Baca juga: Inflasi Buat Rupiah Melemah Rp 15.590 per Dolar AS
“Pemulihan baru-baru ini dalam impor minyak tersendat pada bulan September,” kata analis ANZ dalam sebuah catatan. Ia juga menilai, pemintaan yang lesu itu imbas dari penguncian COVID-19 yang masih berlangsung di China dan membebani permintaan.
Selain itu, ketidakpastian atas kebijakan nol COVID China dan krisis properti merusak efektivitas langkah-langkah pro pertumbuhan.
Lalu, penguatan dolar AS yang sedang berlangsung juga menimbulkan masalah bagi harga minyak. Dolar yang lebih kuat membuat minyak lebih mahal bagi pembeli non-AS.
"Penguatan dolar lebih lanjut akan membebani nilai WTI dengan uji penurunan yang kami harapkan ada di 79,50 kemungkinan pada akhir minggu," kata Jim Ritterbusch dari Ritterbusch and Associates.
Sebelumnya, harga minyak kembali menguat setelah data menunjukkan aktivitas bisnis AS mengalami kontraksi selama empat bulan berturut-turut pada Oktober. Di mana produsen dan perusahaan jasa dalam survei bulanan mencatat bahwa permintaan klien yang lebih lemah.

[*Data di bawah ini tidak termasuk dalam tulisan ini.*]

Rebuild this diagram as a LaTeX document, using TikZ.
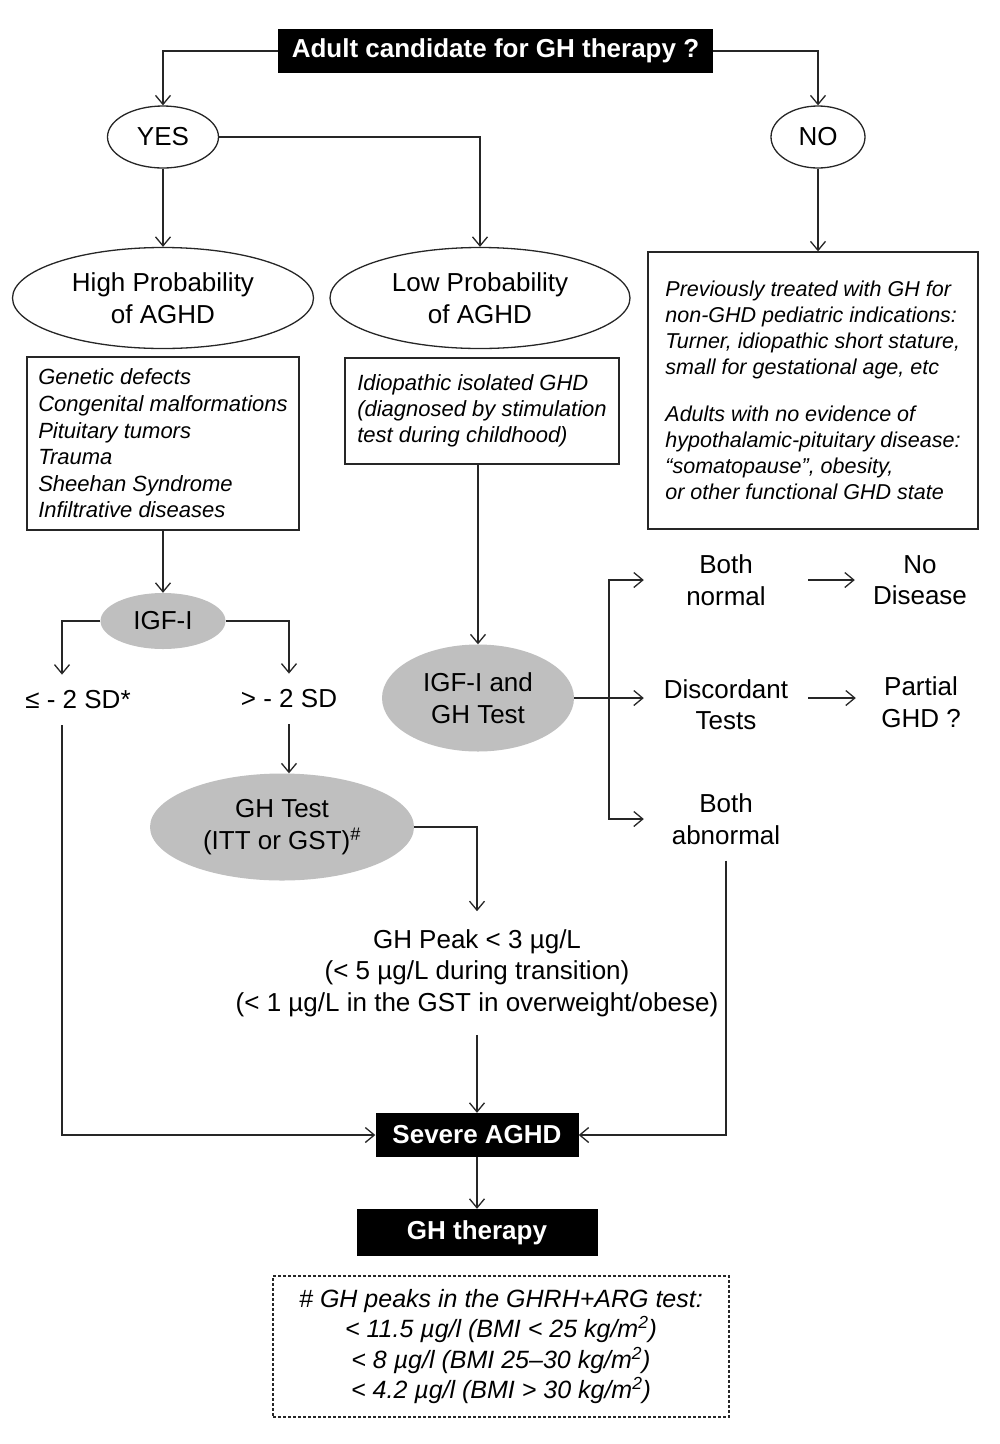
\documentclass[tikz,border=0pt]{standalone}
\usepackage{fontspec}
\setmainfont{Liberation Sans}
\usetikzlibrary{positioning,shapes.geometric,arrows.meta,calc}

\begin{document}
\begin{tikzpicture}[x=1pt,y=-1pt]
    \tikzstyle{every node}=[inner sep=0,align=center,font=\fontsize{26}{31.5}\selectfont]
    \tikzstyle{title}=[fill=black,text=white,font=\fontsize{26}{31.5}\selectfont\bfseries]
    \tikzstyle{oval}=[draw=black!85,ellipse,line width=1.3pt]
    \tikzstyle{grayoval}=[ellipse,fill=gray!50]
    \tikzstyle{list}=[draw=black!85,line width=1.3pt,align=left]
    \tikzstyle{label}=[inner ysep=16pt]
    \tikzstyle{result}=[minimum width=164pt,inner ysep=16pt]
    \tikzstyle{outcome}=[minimum width=130pt]
    \tikzstyle{arr}=[draw=black!85,line width=1.3pt,-{Straight Barb[length=9pt,width=15pt]}]
    {
        \useasboundingbox (0,0) rectangle (1000,1444);

        \node[title,minimum width=435pt,minimum height=44pt] (top) at (495.5,51) {Adult candidate for GH therapy ?};
        \node[oval,minimum width=111pt,minimum height=62pt] (yes) at (163,137) {YES};
        \node[oval,minimum width=94pt,minimum height=62pt] (no) at (818,137) {NO};

        \node[oval,minimum width=301pt,minimum height=101pt] (high) at (163,298) {High Probability\\of AGHD};
        \node[oval,minimum width=300pt,minimum height=101pt] (low) at (480,298) {Low Probability\\of AGHD};

        \node[list,minimum width=272pt,minimum height=173pt,font=\fontsize{22}{26.6}\selectfont\itshape]
            (highbox) at (163,443.5) {Genetic defects\\Congenital malformations\\Pituitary tumors\\Trauma\\Sheehan Syndrome\\Infiltrative diseases};
        \node[list,minimum width=274pt,minimum height=106pt,font=\fontsize{22}{26}\selectfont\itshape]
            (lowbox) at (482,411) {Idiopathic isolated GHD\\(diagnosed by stimulation\\test during childhood)};
        \node[list,minimum width=330pt,minimum height=277pt,font=\fontsize{21.5}{26}\selectfont\itshape]
            (nobox) at (813,390.5) {Previously treated with GH for\\non-GHD pediatric indications:\\Turner, idiopathic short stature,\\small for gestational age, etc\\[21pt]Adults with no evidence of\\hypothalamic-pituitary disease:\\“somatopause”, obesity,\\or other functional GHD state};

        \node[grayoval,minimum width=125pt,minimum height=56pt] (igf) at (163,621) {IGF-I};
        \node[label] (le) at (78,700) {≤ - 2 SD*};
        \node[label] (gt) at (289,699) {> - 2 SD};
        \node[grayoval,minimum width=264pt,minimum height=107pt] (ghtest) at (282,827) {GH Test\\(ITT or GST)\textsuperscript{\#}};
        \node[inner ysep=18pt] (peak) at (477,973) {GH Peak < 3 µg/L\\(< 5 µg/L during transition)\\(< 1 µg/L in the GST in overweight/obese)};

        \node[grayoval,minimum width=192pt,minimum height=107pt] (igfgh) at (478,698) {IGF-I and\\GH Test};
        \node[result] (bn) at (726,580) {Both\\normal};
        \node[outcome] (nd) at (920,580) {No\\Disease};
        \node[result] (disc) at (726,704.5) {Discordant\\Tests};
        \node[outcome] (pg) at (921,702) {Partial\\GHD ?};
        \node[result] (ba) at (726,819) {Both\\abnormal};

        \node[title,minimum width=203pt,minimum height=44pt] (severe) at (477,1135) {Severe AGHD};
        \node[title,minimum width=241pt,minimum height=47pt] (therapy) at (477,1232.5) {GH therapy};
        \node[draw=black!85,densely dashed,line width=1.2pt,minimum width=456pt,minimum height=141pt,font=\fontsize{25}{30.5}\selectfont\itshape]
            (note) at (501,1346.5) {\# GH peaks in the GHRH+ARG test:\\< 11.5 µg/l (BMI < 25 kg/m\textsuperscript{2})\\< 8 µg/l (BMI 25–30 kg/m\textsuperscript{2})\\< 4.2 µg/l (BMI > 30 kg/m\textsuperscript{2})};

        \draw[arr] (top.west) -| (yes.north);
        \draw[arr] (top.east) -| (no.north);
        \draw[arr] (yes.east) -| (low.north);
        \draw[arr] (yes.south) -- (high.north);
        \draw[arr] (no.south) -- (no.south |- nobox.north);
        \draw[arr] (highbox.south) -- (igf.north);
        \draw[arr] (igfgh.north |- lowbox.south) -- (igfgh.north);

        \draw[arr] (igf.west) -| ([xshift=-16pt]le.north);
        \draw[arr] (igf.east) -| (gt.north);
        \draw[arr] (gt.south) -- (gt.south |- ghtest.north);
        \draw[arr] (ghtest.east) -| (peak.north);
        \draw[arr] (peak.south) -- (peak.south |- severe.north);
        \draw[arr] ([xshift=-16pt]le.south) |- (severe.west);
        \draw[arr] (ba.south) |- (severe.east);
        \draw[arr] (severe.south) -- (severe.south |- therapy.north);

        \coordinate (split) at ($(igfgh.east)!0.5!(igfgh.east -| disc.west)$);
        \draw[arr] (igfgh.east) -- (igfgh.east -| disc.west);
        \draw[arr] (split) |- (bn.west);
        \draw[arr] (split) |- (ba.west);
        \draw[arr] (bn.east) -- (nd.west);
        \draw[arr] (igfgh.east -| disc.east) -- (igfgh.east -| pg.west);
    }
\end{tikzpicture}
\end{document}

Sedangkan, S&P Global mengatakan Indeks Output IMP Komposit AS, yang melacak sektor manufaktur dan jasa, turun menjadi 47,3 bulan ini dari pembacaan akhir 49,5 pada September.
Pelemahan itu dapat menunjukkan bahwa kenaikan suku bunga Federal Reserve AS untuk melawan inflasi telah berhasil dan dapat membujuknya untuk memperlambat kebijakan kenaikan suku bunganya dan itu menjadi sinyal positif untuk permintaan bahan bakar minyak.
“Kehilangan angka PMI adalah tanda bahwa ekonomi mungkin sedikit melambat, yang ternyata menjadi bullish,” kata Analis Grup Price Futures Phil Flynn.
Diketahui, Brent naik pekan lalu meskipun Presiden AS Joe Biden mengumumkan penjualan sisa 15 juta barel minyak dari Cadangan Minyak Strategis, bagian dari rekor pelepasan 180 juta barel yang dimulai pada Mei.
Biden menambahkan bahwa tujuannya adalah untuk mengisi kembali stok ketika minyak mentah AS berada di sekitar US$70 per barel. Tapi Goldman Sachs mengatakan rilis saham tidak mungkin berdampak besar pada harga.